The experiments were designed to test aspects of Franklin’s theory; the one that proved most important dealt directly with the fundamental qu
estion of whether lightning and electricity were the same. “To determine the question, whether the clouds that contain lightning are electrified or not, I would propose an experiment to be tried where it might be done conveniently.” That is:
On the top of some high tower or steeple, place a kind of sentry box big enough to contain a man and an electrical stand. From the middle of the stand let an iron rod rise, and pass bending out of the door, and then upright 20 or 30 feet, pointed very sharp at the end.

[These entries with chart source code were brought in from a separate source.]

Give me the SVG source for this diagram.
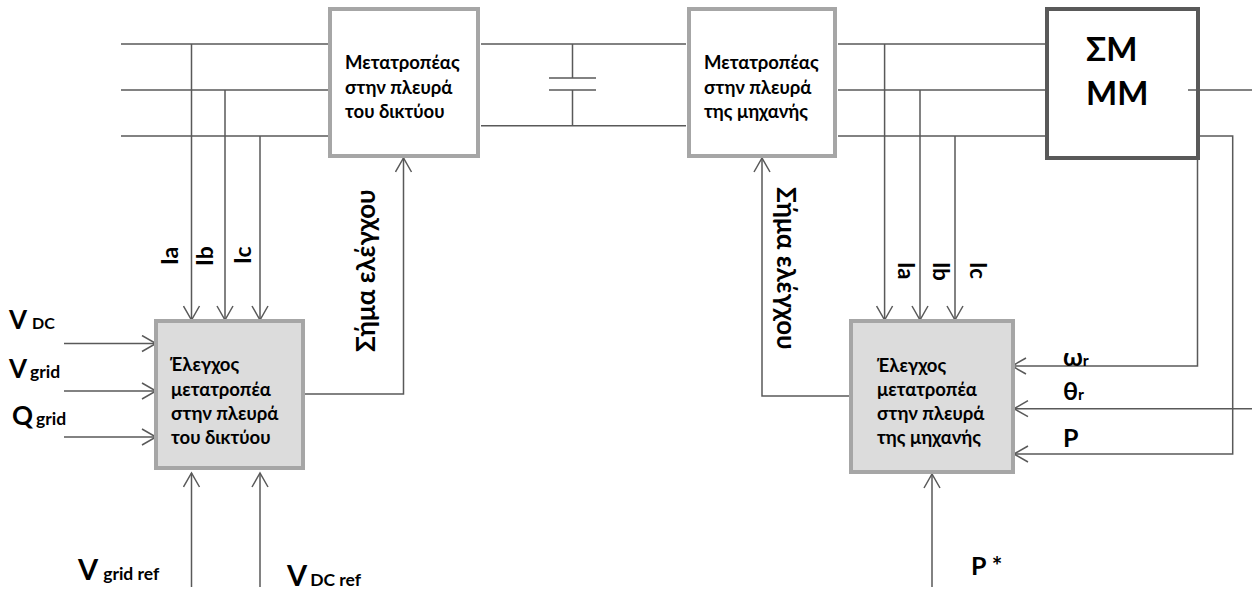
<svg xmlns="http://www.w3.org/2000/svg" width="1252" height="592" viewBox="0 0 1252 592">
<style>
text{font-family:"Lato","Open Sans","Noto Sans",sans-serif;font-weight:700;fill:#000}
.l{fill:none;stroke:#595959;stroke-width:1.5}
.a{marker-end:url(#ah)}
.conv{fill:#fff;stroke:#a6a6a6;stroke-width:4}
.ctl{fill:#dcdcdc;stroke:#a6a6a6;stroke-width:4}
.t{font-size:18.5px}
.v{font-size:26px}
.vb{font-size:29px}
.s{font-size:17.500px}
.d{font-size:16px}
.r{font-size:23px}
.q{font-size:22px}
.g{font-size:26px}
.m{font-size:25px}
.big{font-size:33px}
</style>
<defs>
<marker id="ah" markerUnits="userSpaceOnUse" markerWidth="18" markerHeight="18" refX="16" refY="9" orient="auto">
<path d="M2,1 L16,9 L2,17" fill="none" stroke="#595959" stroke-width="1.5"/>
</marker>
</defs>
<g id="connectors">
<path class="l" d="M121,44H330M121,90H330M121,136H330M481,44H686M481,125.7H686M838,44H1045M838,90H1045M838,136H1045M1188,90H1252"/>
<path class="l" d="M572.5,44V78M572.5,90V125.7M549,78H596M549,90H596"/>
<path class="l a" d="M191.500,44V320"/>
<path class="l a" d="M225,90V320"/>
<path class="l a" d="M260,136V320"/>
<path class="l a" d="M884.600,44V320"/>
<path class="l a" d="M920,90V320"/>
<path class="l a" d="M955,136V320"/>
<path class="l a" d="M64,343.500H156"/>
<path class="l a" d="M64,391H156"/>
<path class="l a" d="M64,437H156"/>
<path class="l a" d="M191.500,587V473"/>
<path class="l a" d="M260,587V473"/>
<path class="l a" d="M304,394H403.500V158"/>
<path class="l a" d="M851,396H762V158"/>
<path class="l a" d="M1197.500,160V366H1012"/>
<path class="l a" d="M1252,408.700H1014"/>
<path class="l a" d="M1197,136H1232.700V454H1014"/>
<path class="l a" d="M932,587V474"/>
</g>
<g id="grid-converter">
<rect class="conv" x="330" y="9" width="148" height="147"/>
<text class="t" x="345" y="69">Μετατροπέας</text>
<text class="t" x="345" y="94">στην πλευρά</text>
<text class="t" x="345" y="118">του δικτύου</text>
</g>
<g id="machine-converter">
<rect class="conv" x="689" y="9" width="146" height="147"/>
<text class="t" x="704" y="69">Μετατροπέας</text>
<text class="t" x="704" y="94">στην πλευρά</text>
<text class="t" x="704" y="118">της μηχανής</text>
</g>
<g id="machine">
<rect fill="none" stroke="#595959" stroke-width="4" x="1047" y="9" width="151" height="149"/>
<text class="big" x="1086" y="61">ΣΜ</text>
<text class="big" x="1086" y="105">ΜΜ</text>
</g>
<g id="grid-control">
<rect class="ctl" x="156" y="321" width="147" height="147"/>
<text class="t" x="170" y="371">Έλεγχος</text>
<text class="t" x="171" y="396">μετατροπέα</text>
<text class="t" x="171" y="420">στην πλευρά</text>
<text class="t" x="171" y="444">του δικτύου</text>
</g>
<g id="machine-control">
<rect class="ctl" x="851" y="321" width="162" height="151"/>
<text class="t" x="877" y="372">Έλεγχος</text>
<text class="t" x="877" y="396">μετατροπέα</text>
<text class="t" x="877" y="420">στην πλευρά</text>
<text class="t" x="877" y="444">της μηχανής</text>
</g>
<g id="labels">
<text x="9" y="329"><tspan class="v">V</tspan><tspan class="d" dx="5">DC</tspan></text>
<text x="9" y="378"><tspan class="v">V</tspan><tspan class="s" dx="3">grid</tspan></text>
<text x="12" y="425"><tspan class="v">Q</tspan><tspan class="s" dx="3">grid</tspan></text>
<text x="78" y="580"><tspan class="vb">V</tspan><tspan class="s" dx="5">grid ref</tspan></text>
<text x="287" y="586"><tspan class="vb">V</tspan><tspan class="s" dx="3">DC ref</tspan></text>
<text class="m" x="971" y="575">P *</text>
<text x="1063" y="366"><tspan class="m">ω</tspan><tspan class="d">r</tspan></text>
<text x="1063" y="400"><tspan class="m">θ</tspan><tspan class="d">r</tspan></text>
<text class="m" x="1063" y="447">P</text>
<text class="r" transform="translate(178,265) rotate(-90)">Ia</text>
<text class="r" transform="translate(212.700,266) rotate(-90)">Ib</text>
<text class="r" transform="translate(250.700,264) rotate(-90)">Ic</text>
<text class="g" transform="translate(375,352) rotate(-90)">Σήμα ελέγχου</text>
<text class="q" transform="translate(898,262) rotate(90)">Ia</text>
<text class="q" transform="translate(933,262) rotate(90)">Ib</text>
<text class="q" transform="translate(970,262) rotate(90)">Ic</text>
<text class="g" transform="translate(777,187) rotate(90)">Σήμα ελέγχου</text>
</g>
</svg>
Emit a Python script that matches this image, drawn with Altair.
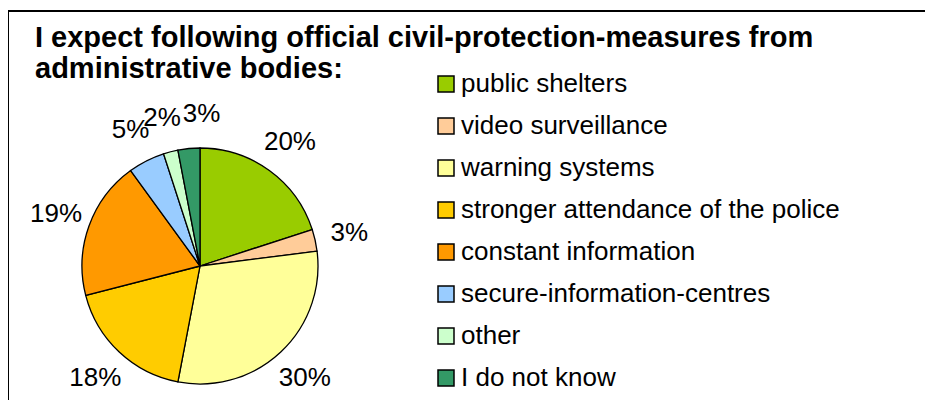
import altair as alt
import pandas as pd

categories = [
    "public shelters",
    "video surveillance",
    "warning systems",
    "stronger attendance of the police",
    "constant information",
    "secure-information-centres",
    "other",
    "I do not know",
]
values = [20, 3, 30, 18, 19, 5, 2, 3]
labels = ["20%", "3%", "30%", "18%", "19%", "5%", "2%", "3%"]
colors = ["#99CC00", "#FFCC99", "#FFFF99", "#FFCC00", "#FF9900", "#99CCFF", "#CCFFCC", "#339966"]
title_lines = [
    "I expect following official civil-protection-measures from",
    "administrative bodies:",
]

df = pd.DataFrame({
    "category": categories,
    "value": values,
    "label": labels,
    "idx": list(range(len(categories))),
})
frame_df = pd.DataFrame({"k": [0]})

FONT = "Liberation Sans"
CX, CY = 192, 255
W, H = 917, 389

base = alt.Chart(df).encode(
    theta=alt.Theta("value:Q", stack=True),
    order=alt.Order("idx:Q", sort="ascending"),
)

arcs = base.mark_arc(outerRadius=118, stroke="black", strokeWidth=1.3).encode(
    x=alt.value(CX),
    y=alt.value(CY),
    color=alt.Color(
        "category:N",
        scale=alt.Scale(domain=categories, range=colors),
        legend=alt.Legend(
            title=None,
            orient="none",
            legendX=425,
            legendY=60,
            symbolType="square",
            symbolSize=256,
            symbolStrokeColor="black",
            symbolStrokeWidth=1.5,
            symbolOpacity=1,
            labelFontSize=26,
            labelFont=FONT,
            labelColor="black",
            rowPadding=16,
            labelOffset=2,
            labelLimit=0,
        ),
    ),
)

last = "datum.idx == %d" % (len(categories) - 1)

texts = base.mark_text(radius=153, fontSize=26, font=FONT, color="black",
                       align="center", baseline="middle").encode(
    x=alt.value(CX),
    y=alt.value(CY),
    text=alt.condition(last, alt.value(""), alt.Text("label:N")),
)

texts_last = base.mark_text(radius=153, fontSize=26, font=FONT, color="black",
                            align="center", baseline="middle", dx=16, dy=0).encode(
    x=alt.value(CX),
    y=alt.value(CY),
    text=alt.condition(last, alt.Text("label:N"), alt.value("")),
)

top_rule = alt.Chart(frame_df).mark_rule(color="black", strokeWidth=2).encode(
    x=alt.value(0), x2=alt.value(W), y=alt.value(0)
)
left_rule = alt.Chart(frame_df).mark_rule(color="black", strokeWidth=2).encode(
    x=alt.value(0), y=alt.value(0), y2=alt.value(H)
)

chart = alt.layer(arcs, texts, texts_last, top_rule, left_rule).properties(
    width=W,
    height=H,
    padding={"top": 3, "left": 0, "right": 0, "bottom": 0},
    autosize=alt.AutoSizeParams(type="none"),
    title=alt.TitleParams(
        title_lines,
        anchor="start",
        frame="group",
        dx=27,
        dy=103,
        offset=0,
        baseline="bottom",
        fontSize=29,
        font=FONT,
        fontWeight="bold",
        color="black",
        lineHeight=31,
    ),
).configure_view(stroke=None)

chart.save("out.html", embed_options={"renderer": "svg", "actions": False})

If the electrical stand be kept clean and dry, a man standing on it when such clouds are passing low, might be electrified, and afford sparks, the rod drawing fire to him from the cloud.
Franklin saw little danger in this test, but for apprehensive persons he suggested that the observer in the box hold a grounded wire by insulated handles; from time to time he could bring the wire close to the iron rod, drawing off any sparks without endangering himself.
By now Franklin was well known among the small community of English electricians; when Collinson published this paper and Franklin’s letters on electricity in 1751, Franklin’s circle of scientific admirers expanded swiftly. The circle encompassed King Louis of France, whose curiosity had progressed beyond dancing guardsmen and leaping monks. The monarch’s interest inspired two intrepid French experimenters, Messieurs d’Alibard and de Lor, to put Franklin’s conjecture to his test. In May 1752 d’Alibard reported just such sparks as Franklin had predicted; a week later de Lor recapitulated the test, with similar results.